As we move to the implementation phase of the New Zealand/European (EU) FTA our relationship with the EU Ambassador to Aotearoa, Nina Obermaier, will help create inroads into the EU market for our premium, Māori seafood products.

Te Arawa Fisheries is also engaging with prominent fisheries business Nissui to explore how we can build a mutually-beneficial, long-term partnership that will strengthen the fast-growing Waiariki aquaculture sector.

 European Union and United Kingdom Free Trade Agreement (EU/UK FTA)

Māori were pivotal in negotiating two of the most significant free trade agreements for Aotearoa, resulting in two gold-standard deals with the EU and United Kingdom that respect and reflect te ao Māori and open multiple new doors for Māori exporters, like Te Arawa Fisheries.

An impressive deal was negotiated with the EU, unlocking access to one of the world’s biggest and most lucrative markets, with export revenue expected to grow by up to $1.8b annually on full implementation.

This new agreement will remove tariffs from kaimoana, levelling the playing field for Māori exporters.

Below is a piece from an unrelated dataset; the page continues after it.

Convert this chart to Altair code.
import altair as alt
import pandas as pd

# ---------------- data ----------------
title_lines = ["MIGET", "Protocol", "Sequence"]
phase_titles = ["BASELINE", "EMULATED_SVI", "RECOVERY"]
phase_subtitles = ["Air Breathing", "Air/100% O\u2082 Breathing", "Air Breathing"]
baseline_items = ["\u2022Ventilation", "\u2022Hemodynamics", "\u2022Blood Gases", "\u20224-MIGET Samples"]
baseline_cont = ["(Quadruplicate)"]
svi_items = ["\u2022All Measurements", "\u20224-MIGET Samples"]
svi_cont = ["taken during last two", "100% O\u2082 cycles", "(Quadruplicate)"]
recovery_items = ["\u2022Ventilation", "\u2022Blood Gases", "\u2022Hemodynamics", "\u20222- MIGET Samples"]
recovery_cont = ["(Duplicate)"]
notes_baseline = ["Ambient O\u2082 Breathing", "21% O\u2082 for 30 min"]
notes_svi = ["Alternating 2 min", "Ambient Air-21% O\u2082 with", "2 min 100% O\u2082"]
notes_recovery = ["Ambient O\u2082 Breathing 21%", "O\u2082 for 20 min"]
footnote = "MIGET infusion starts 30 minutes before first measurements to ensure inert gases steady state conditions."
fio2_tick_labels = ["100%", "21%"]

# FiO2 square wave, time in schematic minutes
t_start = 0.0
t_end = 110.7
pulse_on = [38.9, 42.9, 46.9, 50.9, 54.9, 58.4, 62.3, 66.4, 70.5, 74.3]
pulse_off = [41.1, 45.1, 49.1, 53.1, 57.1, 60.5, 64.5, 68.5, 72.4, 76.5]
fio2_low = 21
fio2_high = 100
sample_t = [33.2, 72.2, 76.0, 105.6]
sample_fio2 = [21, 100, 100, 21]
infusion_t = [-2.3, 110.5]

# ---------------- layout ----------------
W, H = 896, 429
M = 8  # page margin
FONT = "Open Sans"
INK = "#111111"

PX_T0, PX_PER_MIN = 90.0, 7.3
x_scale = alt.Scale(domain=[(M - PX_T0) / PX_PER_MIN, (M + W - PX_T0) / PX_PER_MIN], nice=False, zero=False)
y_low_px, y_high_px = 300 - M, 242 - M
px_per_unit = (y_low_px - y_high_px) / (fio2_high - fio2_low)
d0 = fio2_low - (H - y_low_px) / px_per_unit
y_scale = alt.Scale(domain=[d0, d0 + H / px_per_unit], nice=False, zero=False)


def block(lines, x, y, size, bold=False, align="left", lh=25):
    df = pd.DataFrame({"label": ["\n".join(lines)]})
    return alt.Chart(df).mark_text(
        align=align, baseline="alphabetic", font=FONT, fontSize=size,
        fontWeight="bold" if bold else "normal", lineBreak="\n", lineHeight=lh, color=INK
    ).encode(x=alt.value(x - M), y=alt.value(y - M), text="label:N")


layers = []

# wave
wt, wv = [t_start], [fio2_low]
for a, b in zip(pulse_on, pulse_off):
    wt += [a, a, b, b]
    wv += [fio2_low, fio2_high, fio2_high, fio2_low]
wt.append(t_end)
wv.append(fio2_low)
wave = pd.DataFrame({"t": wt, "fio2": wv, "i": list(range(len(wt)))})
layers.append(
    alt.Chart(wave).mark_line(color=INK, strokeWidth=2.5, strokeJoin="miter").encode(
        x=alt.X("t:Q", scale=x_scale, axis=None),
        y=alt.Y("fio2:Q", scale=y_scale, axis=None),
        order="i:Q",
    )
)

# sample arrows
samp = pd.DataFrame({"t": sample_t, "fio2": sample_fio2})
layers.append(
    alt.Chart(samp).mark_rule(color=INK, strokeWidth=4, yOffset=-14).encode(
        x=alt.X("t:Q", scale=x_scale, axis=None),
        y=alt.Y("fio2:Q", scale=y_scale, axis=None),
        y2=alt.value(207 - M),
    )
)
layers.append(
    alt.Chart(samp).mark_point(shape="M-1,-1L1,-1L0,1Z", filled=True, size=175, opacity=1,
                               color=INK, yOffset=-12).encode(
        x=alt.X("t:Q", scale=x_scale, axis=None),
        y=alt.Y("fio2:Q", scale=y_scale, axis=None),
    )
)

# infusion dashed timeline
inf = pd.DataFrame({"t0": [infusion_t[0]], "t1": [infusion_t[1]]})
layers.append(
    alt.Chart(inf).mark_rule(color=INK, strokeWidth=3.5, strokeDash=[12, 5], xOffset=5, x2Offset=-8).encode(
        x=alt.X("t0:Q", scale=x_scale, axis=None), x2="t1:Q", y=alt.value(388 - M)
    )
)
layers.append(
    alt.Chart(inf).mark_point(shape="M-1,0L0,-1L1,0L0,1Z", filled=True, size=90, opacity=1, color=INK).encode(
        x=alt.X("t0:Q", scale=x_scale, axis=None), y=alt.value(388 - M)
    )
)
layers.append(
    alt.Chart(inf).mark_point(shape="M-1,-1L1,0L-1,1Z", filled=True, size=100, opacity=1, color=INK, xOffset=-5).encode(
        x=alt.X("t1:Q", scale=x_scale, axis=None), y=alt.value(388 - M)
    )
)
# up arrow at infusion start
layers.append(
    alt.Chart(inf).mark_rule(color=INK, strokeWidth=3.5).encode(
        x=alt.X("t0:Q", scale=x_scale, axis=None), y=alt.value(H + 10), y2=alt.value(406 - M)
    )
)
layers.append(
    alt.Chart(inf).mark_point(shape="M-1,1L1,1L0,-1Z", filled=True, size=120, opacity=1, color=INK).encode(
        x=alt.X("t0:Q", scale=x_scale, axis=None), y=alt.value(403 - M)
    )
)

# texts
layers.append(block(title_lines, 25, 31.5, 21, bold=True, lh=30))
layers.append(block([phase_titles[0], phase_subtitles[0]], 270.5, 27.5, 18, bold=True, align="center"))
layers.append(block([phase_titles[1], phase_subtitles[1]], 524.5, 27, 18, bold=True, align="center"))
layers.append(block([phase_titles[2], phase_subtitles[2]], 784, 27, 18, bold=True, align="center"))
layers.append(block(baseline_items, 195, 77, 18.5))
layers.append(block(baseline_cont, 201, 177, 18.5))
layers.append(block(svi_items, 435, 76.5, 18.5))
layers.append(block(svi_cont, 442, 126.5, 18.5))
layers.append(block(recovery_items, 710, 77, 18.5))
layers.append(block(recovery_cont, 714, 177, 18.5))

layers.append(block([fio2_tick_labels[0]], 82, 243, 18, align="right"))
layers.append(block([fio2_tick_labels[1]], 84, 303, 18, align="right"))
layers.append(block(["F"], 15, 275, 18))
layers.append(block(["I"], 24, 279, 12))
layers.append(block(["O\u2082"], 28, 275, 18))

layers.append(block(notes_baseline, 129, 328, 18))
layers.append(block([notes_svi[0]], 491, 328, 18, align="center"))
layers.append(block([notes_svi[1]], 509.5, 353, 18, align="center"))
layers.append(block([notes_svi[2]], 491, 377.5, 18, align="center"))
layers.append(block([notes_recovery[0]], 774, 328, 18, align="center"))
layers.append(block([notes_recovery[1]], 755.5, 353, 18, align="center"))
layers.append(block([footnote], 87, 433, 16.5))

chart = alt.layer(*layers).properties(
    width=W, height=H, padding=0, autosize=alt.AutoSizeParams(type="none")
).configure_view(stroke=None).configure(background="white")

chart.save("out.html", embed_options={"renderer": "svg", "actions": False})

Ngā Iwi i Te Rohe o Te Waiariki – Iwi-led pūtaiao consortium and Smart Māori Aquaculture

In June, our iwi-led science consortium held at Scion Te Papa Tipu Innovation Park in Rotorua, brought together some of the top science and technology minds from across Aotearoa to finalise a roadmap to developing a world-class aquaculture industry in the rohe.

Our kaupapa has been to investigate alternative ways to supply kaimoana for whānau and for valuable world food markets, as well as combining western science with mātauranga Māori to explore sustainable, resilient aquaculture opportunities that care for our moana, and importantly, grow our whānau.